«No sé cuántos años fueron. Quizá tres o cuatro», especula Roberto Suárez cerca del final de este documental. Desde detrás de cámaras, el entrevistador le responde: «Fueron 15 meses», lo que descoloca a su interlocutor. Es sumamente curioso que un sitio de referencia, uno de los espacios por excelencia para el under cultural de los años noventa, una leyenda evocada continuamente y con sentida nostalgia en conversaciones de personas de entre 45 y 65 años haya tenido una vida tan corta. Ciertamente, la intensidad fue la marca característica de Amarillo, un sitio que quedó grabado a fuego en la memoria de toda una generación y supuso un soplo de aire fresco en una noche montevideana especialmente monótona. Y es que al boliche, ubicado en Rondeau 2477 –en el poco glamoroso barrio Aguada–, no solo se iba a bailar y beber, sino que se vivía una experiencia de diversidad con personajes variopintos que se movían al compás de una música marciana y asistían a espectáculos performáticos, poesía maldita, danza, trapecistas, monólogos, bandas en vivo y lo que fuese que tocara en suerte esa noche. Libremente inspirado en la discoteca argentina Cemento, en el Parakultural, en el teatro «de fricción» La Fura del Baus, Amarillo iluminaba la movida nocturna.
En este sentido documental, el director Eduardo Lamas –en su momento uno de los socios de Amarillo–, echa mano de un nutrido archivo que él mismo recopiló, en el que fueron registrados algunos de los grandes momentos de aquel período. Pero en su momento filmó, además, conversaciones casuales de la interna de los socios en sus oficinas y contó con materiales extra, como el registro fílmico del artista Alcides Martínez Portillo durante la construcción del boliche. Todo este cúmulo de audiovisual de época es alternado hábilmente con entrevistas hechas hoy a muchos de los implicados, incluida una importante cantidad de artistas. De ese modo, se intenta dar forma a la narrativa para rememorar y recrear esa esencia intangible vivida colectivamente en Amarillo. Quienes no llegamos a conocer el boliche en la época –por ser aún menores de edad– pero sí escuchamos sus historias hoy podemos, por fin, aproximarnos a ese submundo único e irreproducible.

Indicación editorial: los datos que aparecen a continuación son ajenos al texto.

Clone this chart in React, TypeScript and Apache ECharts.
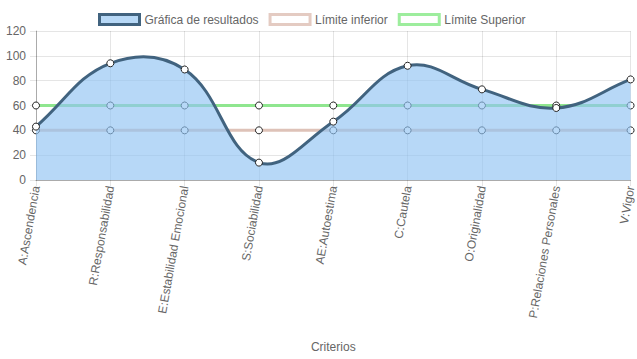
import React, { useEffect, useRef } from "react";
import * as echarts from "echarts";

const categories = [
  "A:Ascendencia",
  "R:Responsabilidad",
  "E:Estabilidad Emocional",
  "S:Sociabilidad",
  "AE:Autoestima",
  "C:Cautela",
  "O:Originalidad",
  "P:Relaciones Personales",
  "V:Vigor",
];
const resultados = [43, 94, 89, 14, 47, 92, 73, 58, 81];
const limiteInferior = [40, 40, 40, 40, 40, 40, 40, 40, 40];
const limiteSuperior = [60, 60, 60, 60, 60, 60, 60, 60, 60];
const yTicks = { min: 0, max: 120, interval: 20 };

const FONT = "Liberation Sans, Arial, Helvetica, sans-serif";
const TXT = "#666";
const TENSION = 0.4;

export default function App() {
  const ref = useRef<HTMLDivElement>(null);
  useEffect(() => {
    document.body.style.margin = "0";
    const chart = echarts.init(ref.current!, null, { renderer: "svg" });
    const pointStyle = { color: "#fff", borderColor: "#222", borderWidth: 1 };

    const renderCurve = (params: any, api: any) => {
      if (params.dataIndex !== 0) return { type: "group", children: [] };
      const cs = params.coordSys;
      const pts = resultados.map((v, i) => api.coord([i, v]));
      const n = pts.length;
      const cpPrev: number[][] = [];
      const cpNext: number[][] = [];
      const clamp = (p: number[]) => [
        Math.min(Math.max(p[0], cs.x), cs.x + cs.width),
        Math.min(Math.max(p[1], cs.y), cs.y + cs.height),
      ];
      for (let i = 0; i < n; i++) {
        const prev = pts[Math.max(i - 1, 0)];
        const cur = pts[i];
        const next = pts[Math.min(i + 1, n - 1)];
        const d01 = Math.hypot(cur[0] - prev[0], cur[1] - prev[1]);
        const d12 = Math.hypot(next[0] - cur[0], next[1] - cur[1]);
        let s01 = d01 / (d01 + d12);
        let s12 = d12 / (d01 + d12);
        if (!isFinite(s01)) s01 = 0;
        if (!isFinite(s12)) s12 = 0;
        const fa = TENSION * s01;
        const fb = TENSION * s12;
        cpPrev.push(clamp([cur[0] - fa * (next[0] - prev[0]), cur[1] - fa * (next[1] - prev[1])]));
        cpNext.push(clamp([cur[0] + fb * (next[0] - prev[0]), cur[1] + fb * (next[1] - prev[1])]));
      }
      let d = `M${pts[0][0]},${pts[0][1]}`;
      for (let i = 0; i < n - 1; i++) {
        d += ` C${cpNext[i][0]},${cpNext[i][1]} ${cpPrev[i + 1][0]},${cpPrev[i + 1][1]} ${pts[i + 1][0]},${pts[i + 1][1]}`;
      }
      const base = api.coord([0, yTicks.min])[1];
      const area = d + ` L${pts[n - 1][0]},${base} L${pts[0][0]},${base} Z`;
      return {
        type: "group",
        children: [
          {
            type: "path",
            shape: { pathData: area },
            style: { fill: "rgba(144,195,242,0.65)", stroke: "none" },
          },
          {
            type: "path",
            shape: { pathData: d },
            style: { fill: "none", stroke: "#41637f", lineWidth: 3 },
          },
        ],
      };
    };

    chart.setOption({
      animation: false,
      textStyle: { fontFamily: FONT },
      legend: {
        top: 8,
        left: 93,
        icon: "rect",
        itemWidth: 40,
        itemHeight: 10,
        itemGap: 10,
        textStyle: { color: TXT, fontSize: 12, fontFamily: FONT },
        data: [
          {
            name: "Gráfica de resultados",
            itemStyle: { color: "rgb(183,216,246)", borderColor: "#41637f", borderWidth: 3 },
          },
          {
            name: "Límite inferior",
            itemStyle: { color: "#fff", borderColor: "#e4cbc2", borderWidth: 3 },
          },
          {
            name: "Límite Superior",
            itemStyle: { color: "#fff", borderColor: "#9ded9d", borderWidth: 3 },
          },
        ],
      },
      grid: { left: 36, right: 4, top: 31, bottom: 179 },
      xAxis: {
        type: "category",
        data: categories,
        boundaryGap: false,
        name: "Criterios",
        nameLocation: "middle",
        nameGap: 161,
        nameTextStyle: { color: TXT, fontSize: 12, fontFamily: FONT },
        axisLine: { show: true, lineStyle: { color: "rgba(0,0,0,0.25)", width: 1 } },
        axisTick: { show: true, length: 6, lineStyle: { color: "rgba(0,0,0,0.1)" } },
        axisLabel: {
          rotate: 80,
          color: TXT,
          fontSize: 12,
          fontFamily: FONT,
          margin: 6,
          interval: 0,
        },
        splitLine: { show: true, lineStyle: { color: "rgba(0,0,0,0.1)" } },
      },
      yAxis: {
        type: "value",
        min: yTicks.min,
        max: yTicks.max,
        interval: yTicks.interval,
        axisLine: { show: true, lineStyle: { color: "rgba(0,0,0,0.25)" } },
        axisTick: { show: true, length: 6, lineStyle: { color: "rgba(0,0,0,0.1)" } },
        axisLabel: { color: TXT, fontSize: 12, fontFamily: FONT, margin: 10 },
        splitLine: { show: true, lineStyle: { color: "rgba(0,0,0,0.1)" } },
      },
      series: [
        {
          name: "Límite Superior",
          type: "line",
          data: limiteSuperior,
          symbol: "circle",
          symbolSize: 7,
          itemStyle: pointStyle,
          lineStyle: { color: "#8fe68f", width: 3 },
          z: 2,
        },
        {
          name: "Límite inferior",
          type: "line",
          data: limiteInferior,
          symbol: "circle",
          symbolSize: 7,
          itemStyle: pointStyle,
          lineStyle: { color: "#dec2b8", width: 3 },
          z: 2,
        },
        {
          name: "Gráfica de resultados",
          type: "custom",
          data: resultados.map((v, i) => [i, v]),
          renderItem: renderCurve,
          encode: { x: 0, y: 1 },
          silent: true,
          z: 5,
        },
        {
          name: "Gráfica de resultados",
          type: "line",
          data: resultados,
          symbol: "circle",
          symbolSize: 7,
          itemStyle: pointStyle,
          lineStyle: { width: 0, opacity: 0 },
          z: 6,
        },
      ],
    });
    return () => chart.dispose();
  }, []);
  return <div ref={ref} style={{ width: 637, height: 359 }} />;
}
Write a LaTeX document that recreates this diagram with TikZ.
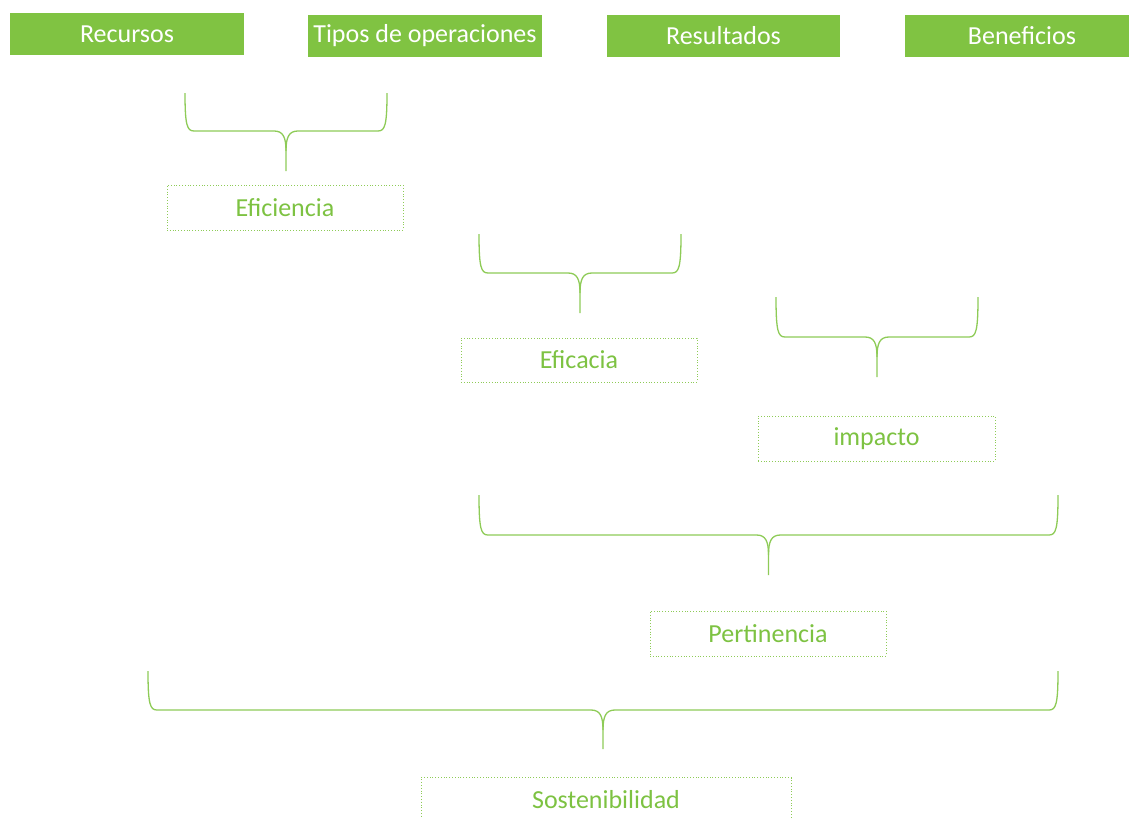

Como se recoge parcialmente aquí, la iniciativa tuvo, de todos modos, consecuencias bastante terribles para quienes la llevaron adelante. El grupo de amigos vio fracasar su emprendimiento rotundamente: terminaron endeudados y con grandes fricciones entre ellos. Amarillo cerró sus puertas como tantos otros emprendimientos culturales excepcionales, lo que, en principio, trajo únicamente perjuicios a sus ideólogos y fundadores. Este documental tiene el mérito de hurgar en una zona dolorosa del pasado, de fungir como catarsis, como sanación y, quizás, como reivindicación de todas esas iniciativas llevadas adelante gracias a un puntual exabrupto de pasión, capaz de resplandecer, contagiar creatividad y enriquecer la producción artística en su conjunto. Está claro que, más allá de los 15 meses que duró, semejante quijotada dejó huellas permanentes. Es lo que logran los grandes fenómenos culturales.